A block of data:

★ ★ ★

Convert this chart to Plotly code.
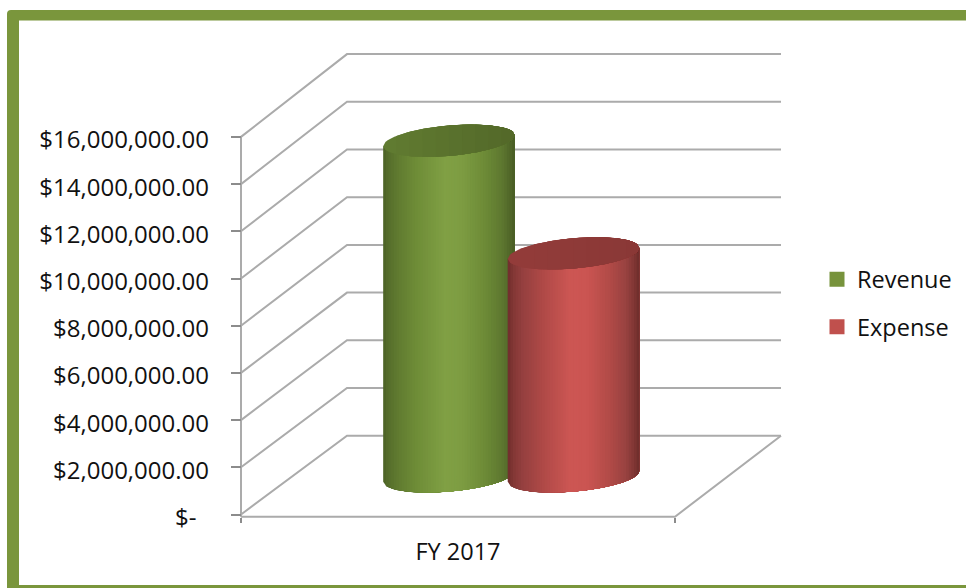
import numpy as np
import plotly.graph_objects as go

# ---- data ----
categories = ["FY 2017"]
series_names = ["Revenue", "Expense"]
revenue = [14150000]
expense = [9400000]
tick_values = [0, 2000000, 4000000, 6000000, 8000000, 10000000, 12000000, 14000000, 16000000]
tick_labels = ["$-\u00a0\u00a0", "$2,000,000.00", "$4,000,000.00", "$6,000,000.00", "$8,000,000.00",
               "$10,000,000.00", "$12,000,000.00", "$14,000,000.00", "$16,000,000.00"]

# ---- geometry of the oblique view ----
W, H = 966, 588
PX_X0, PX_XW = 241.0, 434.0        # front plane, pixels
PX_Y0, PX_PER_2M = 514.5, 47.2     # pixel of $0, pixels per 2M
DEPTH_PX_X, DEPTH_PX_Y = 106.0, 78.8
PERSPECTIVE = 0.0106               # back wall is this much taller than the front
x_unit = 1.0 / PX_XW
y_unit = 2e6 / PX_PER_2M
DX = DEPTH_PX_X * x_unit
DY = DEPTH_PX_Y * y_unit
FLOOR_DROP = 2.2 * y_unit
LABEL_DROP = 3.0 * y_unit          # labels sit a little below their ticks

xr = [(0 - PX_X0) * x_unit, (W - PX_X0) * x_unit]
yr = [(PX_Y0 - H) * y_unit, PX_Y0 * y_unit]

GRID = "#ABABAB"
LW = 2


def lift(v, depth):
    """Value axis position of value v at a depth between the front (0) and back (1) wall."""
    return v + depth * (DY + v * PERSPECTIVE)


# cylinders
CYL_DEPTH = 0.484
CYL_POS = [0.361, 0.648]
CYL_HALF = 65.8 * x_unit
SHEAR = 5.5 * y_unit        # rise of the right edge of an ellipse
MINOR = 15.2 * y_unit       # half height of an ellipse

body_stops = [0.0, 0.04, 0.12, 0.25, 0.47, 0.60, 0.78, 0.90, 0.97, 1.0]
green_body = ["#4C6226", "#566E2B", "#617C31", "#6E8C37", "#80A044", "#7D9C42", "#6C8A36", "#5E7830", "#4F6528", "#475B23"]
red_body = ["#6E2D2B", "#823735", "#964040", "#AC4846", "#CC5653", "#CB5552", "#B04A47", "#984240", "#7C3432", "#6C2C2A"]
green_top = ["#617C31", "#536829"]
red_top = ["#933C3A", "#8A3836"]
swatch_colors = ["#77933C", "#C0504D"]


def hex2rgb(c):
    return np.array([int(c[i:i + 2], 16) for i in (1, 3, 5)], float)


def ramp(stops, colors, t):
    rgb = [np.interp(t, stops, [hex2rgb(c)[k] for c in colors]) for k in range(3)]
    return "rgb(%d,%d,%d)" % tuple(int(round(v)) for v in rgb)


fig = go.Figure()


def line(xs, ys, width=LW):
    fig.add_trace(go.Scatter(x=xs, y=ys, mode="lines", line=dict(color=GRID, width=width),
                             showlegend=False, hoverinfo="skip"))


# walls and floor
for v in tick_values:
    line([0, DX, 1 + DX], [v, lift(v, 1), lift(v, 1)])
line([0, 0], [tick_values[0] - FLOOR_DROP, tick_values[-1]])
line([0, 1, 1 + DX], [-FLOOR_DROP, -FLOOR_DROP, lift(0, 1)])


def poly(xs, ys, color):
    fig.add_trace(go.Scatter(x=xs, y=ys, mode="lines", fill="toself", fillcolor=color,
                             line=dict(width=0, color=color), showlegend=False, hoverinfo="skip"))


def cylinder(pos, value, body, top):
    cx = pos + CYL_DEPTH * DX
    base = lift(0, CYL_DEPTH)
    level = lift(value, CYL_DEPTH)
    n = 50
    # body: each strip runs to the right edge, painted left to right
    for i in range(n):
        c0 = -1 + 2 * i / n
        cs = np.linspace(c0, 1, 40)
        xs = cx + CYL_HALF * cs
        mid_top = level + SHEAR * cs
        arc = base + SHEAR * cs - MINOR * np.sqrt(np.clip(1 - cs ** 2, 0, 1))
        poly(np.r_[xs, xs[::-1]], np.r_[mid_top, arc[::-1]],
             ramp(body_stops, body, (i + 0.5) / n))
    # top ellipse
    m = 10
    for i in range(m):
        c0 = -1 + 2 * i / m
        cs = np.linspace(-1, 1, 60)
        cs = np.r_[c0, cs[cs > c0]]
        xs = cx + CYL_HALF * cs
        half = MINOR * np.sqrt(np.clip(1 - cs ** 2, 0, 1))
        up = level + SHEAR * cs + half
        dn = level + SHEAR * cs - half
        poly(np.r_[xs, xs[::-1]], np.r_[up, dn[::-1]],
             ramp([0, 1], top, (i + 0.5) / m))


cylinder(CYL_POS[0], revenue[0], green_body, green_top)
cylinder(CYL_POS[1], expense[0], red_body, red_top)

# legend entries
for name, col in zip(series_names, swatch_colors):
    fig.add_trace(go.Scatter(x=[None], y=[None], mode="markers", name=name, legendgroup=name,
                             marker=dict(symbol="square", size=15, color=col)))

# frame
fl, ft, il, it, ib = 7 / W, 1 - 10 / H, 19 / W, 1 - 20.5 / H, 1 - 585 / H
rx, ry = 4 / W, 4 / H
frame = (f"M {fl},0 L {fl},{ft - ry} Q {fl},{ft} {fl + rx},{ft} L 1,{ft} L 1,{it} "
         f"L {il},{it} L {il},{ib} L 1,{ib} L 1,0 Z")
fig.add_shape(type="path", path=frame, xref="paper", yref="paper",
              fillcolor="#7A963C", line=dict(width=0), layer="below")

FONT = "Open Sans, Noto Sans, sans-serif"
fig.update_layout(
    width=W, height=H, autosize=False,
    margin=dict(l=0, r=0, t=0, b=0),
    paper_bgcolor="white", plot_bgcolor="rgba(0,0,0,0)",
    font=dict(family=FONT, size=23.5, color="#111111"),
    xaxis=dict(range=xr, domain=[0, 1], anchor="free", position=(H - 516.7) / H,
               tickmode="array", tickvals=[0.5], ticktext=categories, ticks="", ticklen=0,
               ticklabelstandoff=19, showgrid=False, zeroline=False, showline=False,
               minor=dict(tickmode="array", tickvals=[0, 1], ticks="outside", ticklen=5,
                          tickwidth=1.5, tickcolor="#8C8C8C", showgrid=False)),
    yaxis=dict(range=yr, domain=[0, 1], anchor="free", position=PX_X0 / W,
               tickmode="array", tickvals=[v - LABEL_DROP for v in tick_values], ticktext=tick_labels,
               tickfont=dict(size=24), ticks="", ticklen=0,
               ticklabelstandoff=32, showgrid=False, zeroline=False, showline=False,
               minor=dict(tickmode="array", tickvals=tick_values, ticks="outside", ticklen=10,
                          tickwidth=1.5, tickcolor="#8C8C8C", showgrid=False)),
    legend=dict(x=817 / W, y=1 - 257.5 / H, xanchor="left", yanchor="top",
                bgcolor="rgba(0,0,0,0)", borderwidth=0, itemsizing="trace",
                tracegroupgap=14, traceorder="grouped"),
    showlegend=True,
)

fig.write_html("out.html", config=dict(displayModeBar=False),
               post_script="document.body.style.margin='0';document.documentElement.style.overflow='hidden';")
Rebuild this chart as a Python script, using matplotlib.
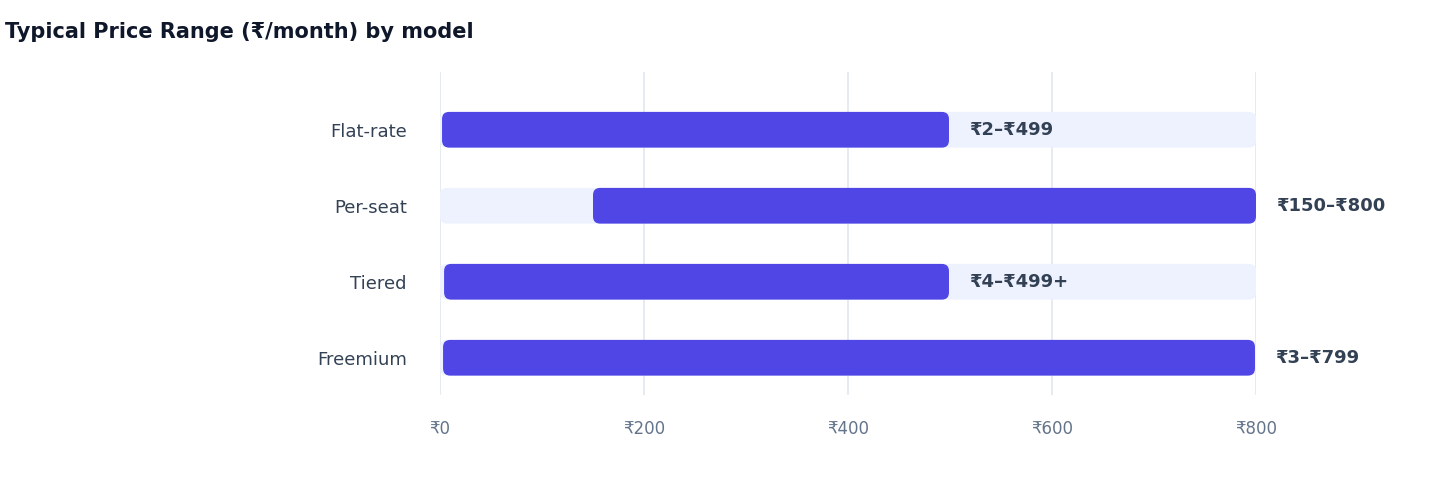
import matplotlib
matplotlib.use("Agg")
import matplotlib.pyplot as plt
from matplotlib.patches import FancyBboxPatch

plt.rcParams['font.family'] = ['DejaVu Sans']

categories = ["Flat-rate", "Per-seat", "Tiered", "Freemium"]
lows = [2, 150, 4, 3]
highs = [499, 800, 499, 799]
labels = ["₹2–₹499", "₹150–₹800", "₹4–₹499+", "₹3–₹799"]
ticks = [0, 200, 400, 600, 800]
tick_labels = ["₹0", "₹200", "₹400", "₹600", "₹800"]
xmax = 800

fig = plt.figure(figsize=(14.4, 4.84), dpi=100)
ax = fig.add_axes([440/1440, 1-395/484, 816/1440, 323/484])
ax.set_xlim(0, xmax)
ax.set_ylim(-0.49, 3.76)
ypos = [3, 2, 1, 0]
h = 0.47
asp = (4.25/323) / (800/816)
for y, lo, hi, lab in zip(ypos, lows, highs, labels):
    ax.add_patch(FancyBboxPatch((0, y-h/2), xmax, h, boxstyle="round,pad=0,rounding_size=7",
                                mutation_aspect=asp, fc="#EEF2FF", ec="none", zorder=1))
    ax.add_patch(FancyBboxPatch((lo, y-h/2), hi-lo, h, boxstyle="round,pad=0,rounding_size=7",
                                mutation_aspect=asp, fc="#4F46E5", ec="none", zorder=2))
    ax.text(hi+20, y, lab, va="center", ha="left", fontsize=13, fontweight="bold",
            color="#334155", zorder=3)
ax.set_yticks(ypos)
ax.set_yticklabels(categories, fontsize=13, color="#334155")
ax.set_xticks(ticks)
ax.set_xticklabels(tick_labels, fontsize=12, color="#64748B")
ax.tick_params(length=0)
ax.tick_params(axis='y', pad=24)
ax.tick_params(axis='x', pad=18)
ax.grid(axis='x', color="#E2E8F0", lw=1.2, zorder=0)
ax.set_axisbelow(True)
for s in ax.spines.values():
    s.set_visible(False)
fig.text(5/1440, 1-32/484, "Typical Price Range (₹/month) by model", fontsize=15,
         fontweight="bold", color="#0F172A", va="center", ha="left")
fig.savefig("out.png", dpi=100)
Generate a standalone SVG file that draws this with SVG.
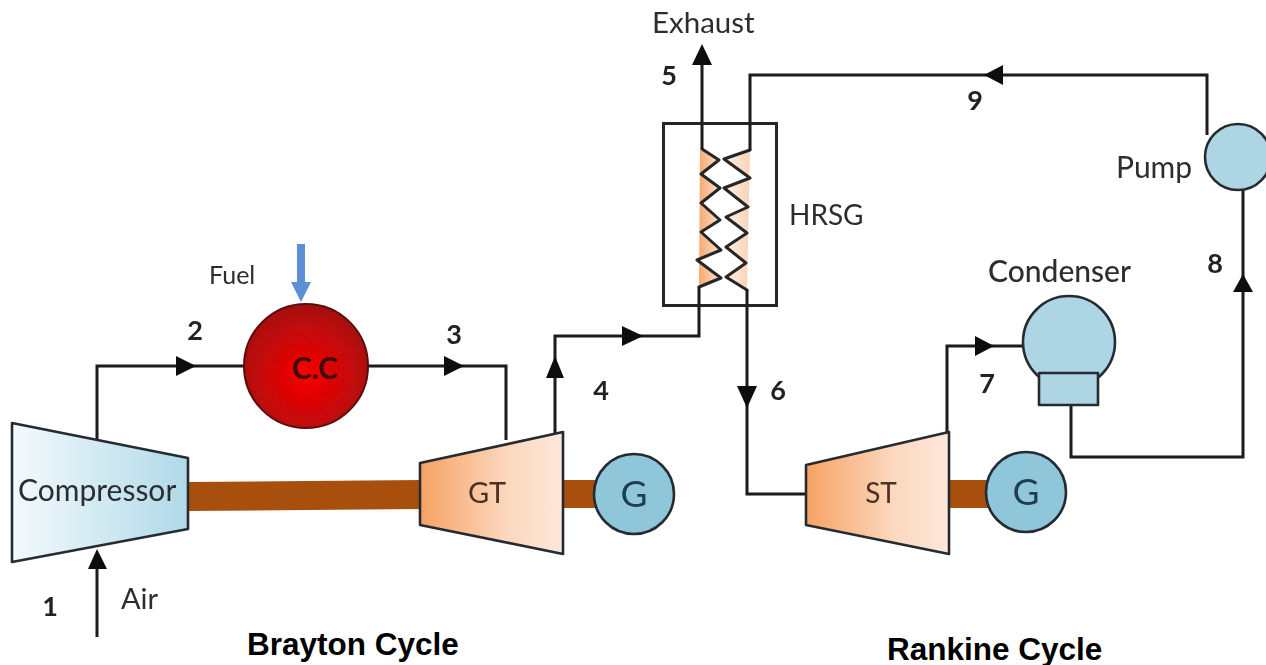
<svg xmlns="http://www.w3.org/2000/svg" width="1266" height="665" viewBox="0 0 1266 665">
<style>
.w{fill:none;stroke:#1c1c1c;stroke-width:3;stroke-linejoin:miter}
.c{fill:none;stroke:#262626;stroke-width:3;stroke-linejoin:round;stroke-linecap:round}
.e{stroke:#262c30;stroke-width:2.6;stroke-linejoin:round}
.t{font-family:Lato,"Open Sans",sans-serif;fill:#2b2f33;font-size:29px}
.n{font-family:Lato,"Open Sans",sans-serif;fill:#222;font-size:27px;font-weight:700;text-anchor:middle}
.h{font-family:"Liberation Sans",Arial,sans-serif;fill:#000;font-size:31.500px;font-weight:700}
.s{fill:#a9500e}
.a{fill:#0d0d0d}
</style>
<defs>
<filter id="soft" x="-2%" y="-2%" width="104%" height="104%"><feGaussianBlur stdDeviation="0.55"/></filter>
<linearGradient id="cg"><stop offset="0" stop-color="#f4fafd"/><stop offset="1" stop-color="#b0d9e8"/></linearGradient>
<linearGradient id="tg"><stop offset="0" stop-color="#f6a263"/><stop offset="0.6" stop-color="#fcd7bd"/><stop offset="1" stop-color="#fee8da"/></linearGradient>
<linearGradient id="ol"><stop offset="0" stop-color="#f5a468"/><stop offset="1" stop-color="#fde3d0"/></linearGradient>
<linearGradient id="or"><stop offset="0" stop-color="#fdf2ea"/><stop offset="1" stop-color="#fad2b6"/></linearGradient>
<radialGradient id="rg" cx="0.5" cy="0.58" r="0.58"><stop offset="0" stop-color="#fb0505"/><stop offset="1" stop-color="#a50808"/></radialGradient>
</defs>

<g filter="url(#soft)">
<g id="shafts">
<path class="s" d="M186 482L422 480V509L186 511Z"/>
<path class="s" d="M561 480H597V508H561Z"/>
<path class="s" d="M947 480H990V508H947Z"/>
</g>

<g id="hrsg">
<path fill="url(#ol)" d="M700 149L719 160L701 174L720 188L701 203L720 220L701 232L721 250L697 260L721 278L699 287Z"/>
<path fill="url(#or)" d="M750 150L724 159L750 178L724 188L748 207L726 217L747 233L726 247L746 263L726 277L747 290Z"/>
<path class="c" d="M702 149L719 160L701 174L720 188L701 203L720 220L701 232L721 250L697 260L721 278L699 287"/>
<path class="c" d="M750 150L724 159L750 178L724 188L748 207L726 217L747 233L726 247L746 263L726 277L747 290"/>
<rect x="663.500" y="123.500" width="113" height="182" fill="none" stroke="#262626" stroke-width="3"/>
<text class="t" x="789" y="225" style="font-size:28px">HRSG</text>
</g>

<g id="connectors">
<path class="w" d="M97 441V366H244"/>
<path class="w" d="M368 366H506V440"/>
<path class="w" d="M555 434V336H699V287"/>
<path class="w" d="M702 149V50"/>
<path class="w" d="M750 150V75H1207V135"/>
<path class="w" d="M747 290V494H807"/>
<path class="w" d="M947 434V346H1023"/>
<path class="w" d="M1071 405V457H1243V190"/>
<path class="w" d="M97 637V555"/>
<path class="a" d="M176 356L196 366L176 376Z"/>
<path class="a" d="M444 356L464 366L444 376Z"/>
<path class="a" d="M546 378L555 356L564 378Z"/>
<path class="a" d="M622 326L643 336L622 346Z"/>
<path class="a" d="M692 65L702 44L712 65Z"/>
<path class="a" d="M1003 65L984 75L1003 85Z"/>
<path class="a" d="M737 386L747 408L757 386Z"/>
<path class="a" d="M975 336L994 346L975 356Z"/>
<path class="a" d="M1233 292L1243 274L1253 292Z"/>
<path class="a" d="M88 569L97 549L107 569Z"/>
<path fill="#5b8fd6" d="M297 244H305V282H311L301 302L291 282H297Z"/>
</g>

<g id="compressor">
<path class="e" fill="url(#cg)" d="M12 423L188 458V529L12 562Z"/>
<text class="t" x="18" y="501" style="font-size:30px">Compressor</text>
</g>

<g id="cc">
<circle cx="306" cy="366" r="62" fill="url(#rg)" stroke="#5a1010" stroke-width="2"/>
<text x="315" y="379" text-anchor="middle" font-family="Lato,sans-serif" font-weight="700" font-size="30" fill="#3c0a0a">C.C</text>
</g>

<g id="gt">
<path class="e" fill="url(#tg)" d="M420 463L563 432V554L420 525Z"/>
<text class="t" x="487" y="503" text-anchor="middle" style="fill:#4a3024">GT</text>
</g>
<g id="gen1">
<circle class="e" cx="634" cy="494" r="40" fill="#8fc6da"/>
<text x="634" y="507" text-anchor="middle" font-family="Lato,sans-serif" font-size="37" fill="#1d3f50">G</text>
</g>

<g id="st">
<path class="e" fill="url(#tg)" d="M806 465L949 432V554L806 525Z"/>
<text class="t" x="881" y="503" text-anchor="middle" style="fill:#4a3024;font-size:28px">ST</text>
</g>
<g id="gen2">
<circle class="e" cx="1026" cy="492" r="40" fill="#8fc6da"/>
<text x="1026" y="505" text-anchor="middle" font-family="Lato,sans-serif" font-size="37" fill="#1d3f50">G</text>
</g>

<g id="condenser">
<circle class="e" cx="1069" cy="342" r="46" fill="#add5e4"/>
<rect class="e" x="1039" y="373" width="59" height="32" fill="#add5e4"/>
<text class="t" x="988" y="282" style="font-size:30px;font-weight:500">Condenser</text>
</g>

<g id="pump">
<circle class="e" cx="1238" cy="157" r="33" fill="#add5e4"/>
<text class="t" x="1116" y="178" style="font-size:30px">Pump</text>
</g>

<g id="labels">
<text class="t" x="652" y="33" style="font-size:29.500px">Exhaust</text>
<text class="t" x="209" y="284" style="font-size:25px">Fuel</text>
<text class="t" x="121" y="609" style="font-size:29px">Air</text>
<text class="n" x="50" y="616">1</text>
<text class="n" x="195" y="340">2</text>
<text class="n" x="454" y="344">3</text>
<text class="n" x="601" y="400">4</text>
<text class="n" x="669" y="85">5</text>
<text class="n" x="778" y="400">6</text>
<text class="n" x="987" y="393">7</text>
<text class="n" x="1215" y="273">8</text>
<text class="n" x="975" y="110">9</text>
</g>
</g>

<g id="captions">
<text class="h" x="247" y="655">Brayton Cycle</text>
<text class="h" x="887" y="660">Rankine Cycle</text>
</g>
</svg>
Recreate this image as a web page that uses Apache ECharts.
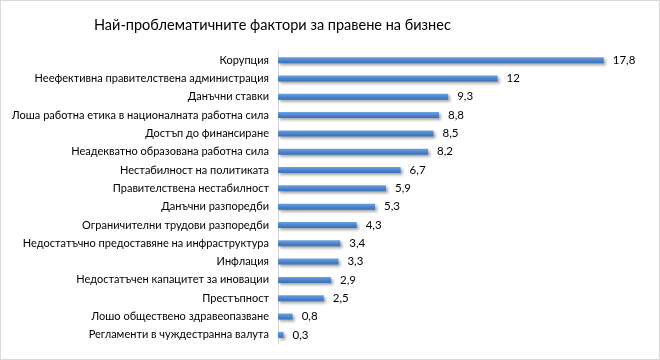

★ ★ ★

Task details: Starting with the first line of the data above and ending with the line containing "import plotly.graph_objects as go", please restate every line exactly, leaving images out.

Full output:
Convert this chart to Plotly code.
import numpy as np
import plotly.graph_objects as go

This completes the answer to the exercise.